Even as thousands women’s rights groups are campaigning on behalf of the dignity of women, a huge number of women around the world, including in the advanced and liberal western countries, don’t see it that way.”
And so we were left in a state of perplexity: on one hand, the common cry around the world’s liberal intellectual circles is that it is a man’s world and this world steps on women and puts them at a disadvantage.
The article I wrote on March 8, 2015 showed that by actively influencing their growing boys, mothers the world over can solve this problem.
But there remains another problem, the one that is even more puzzling, which is that while in intellectual and social sciences circles there are more and more calls being made for gender equality, for more women in the workforce, on corporate boards of directors, in political office and for anything resembling sexism to be firmly stamped out, millions of well-educated women themselves send us mixed signals.
The huge numbers of copies of Fifty Shades of Grey that have been bought, mostly by women, and the runaway success of the film adaptation of this novel, suggest that in their deepest fantasies and unconscious, the majority of women, including those in the sophisticated, affluent, culturally liberated West, have still not bought into the women’s rights movement that started in America in the late 1960s.
Women no longer want to be denied education and career opportunities. But other than that, most still find the traditional male-female roles satisfactory and in their emotional and sexual contact, they instinctively still view life through the philosophy that it is the man who takes the lead and the woman is the respondent.
I repeat: this is not in rural-agrarian, traditional Uganda or Congo or Afghanistan, but in Sweden, Canada, the United States, Denmark, Britain and France.
There has always been the story that in Kigezi among the Bakiga, many women say if their husbands do not beat them, it shows their husbands do not love them. It sounded like insane reasoning to the modern, educated mind.

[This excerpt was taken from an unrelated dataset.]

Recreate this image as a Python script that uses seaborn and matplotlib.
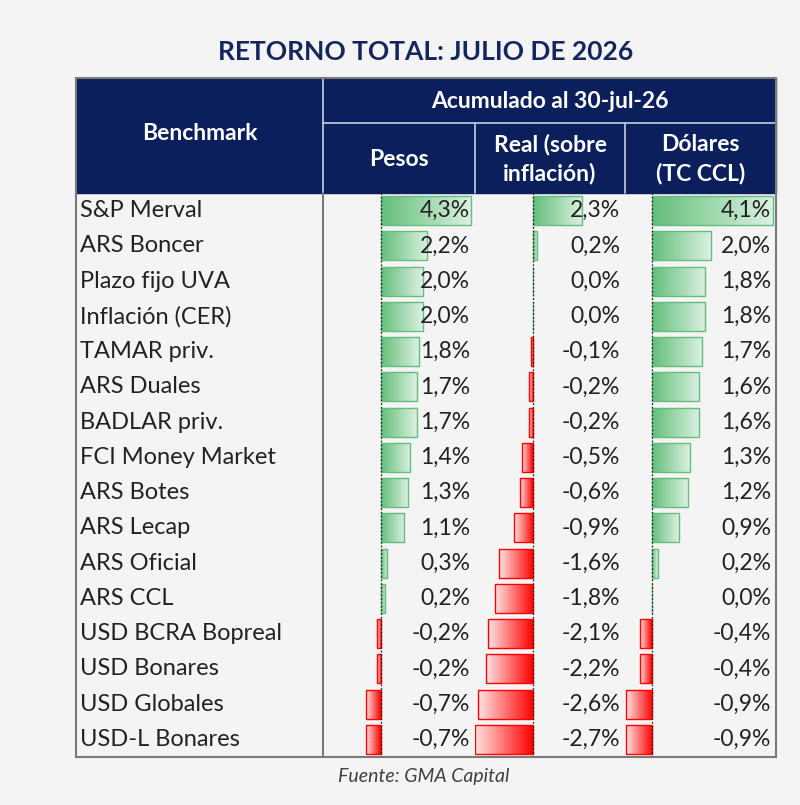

But the fact that novels like Fifty Shades of Grey, about women in a position where they are sexually violated and subjected to physical abuse by men are so popular with women means that there are many more women around the world, including, to repeat once more, in the most advanced European countries, who think like Bakiga women.
The women who buy these novels and attend the film screenings do not do so to watch or read about injustices toward them and after that call for society to change its ways. No.
They read the novels and watch the films as they are and the sum total is that it was an enjoyable experience. They tell their friends about the storyline, their friends buy the novels or the films and tell their other friends in turn.
That is why the great success that these books and films about women in oppressive and degrading relationships with men enjoy is so puzzling.